Monday, January 2, 2012
If you’re among the 1% unimpressed by a parade and football, i.e., motorized flowers and a bunch of blokes who can’t find a civilized way to travel in opposite directions, I have a movie you might like.
Gosford Park. It streams on Netflix.
I don’t know how I missed this film first time around. It’s not an Upstairs Downstairs retread.
Even if it were, I shouldn’t have passed on the film, not when it’s directed by Robert Altman and the ensemble cast includes Maggie Smith and Charles Dance.

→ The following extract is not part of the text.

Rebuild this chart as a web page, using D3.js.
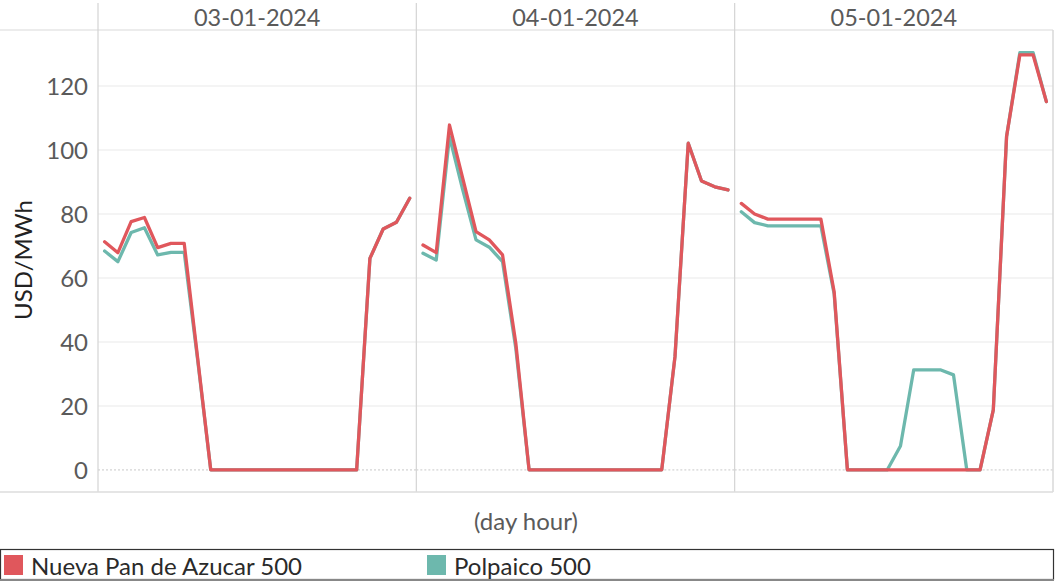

Truth in advertising, I could spend a whole day watching Maggie Smith do anything -- read a book, eat toast. She captivates me. If Maggie’s face and voice can’t steal the scene, her hands will do the dirty work. Her hands are a law onto themselves; they float and flap and punctuate the air with exclamation points, question marks, ellipses.
You can view Gosford Park on many levels. Master-servant, almost romance, half-assed mystery. But mostly it's about the bargains we make with others and ourselves, and the stories we invent to justify them.
Charles Dance, as the aristocrat, only gets off the odd line or two. Like when his wife is sobbing for the dead man and he says, “Would you quit sniveling! Anyone would think you were Italian.”
(In case you’re not familiar with Dance, I found this clip. I knew him from Bleak House, Nicholas Nickleby, and Rebecca, and had no idea he’d spent time in the trenches doing action flicks.)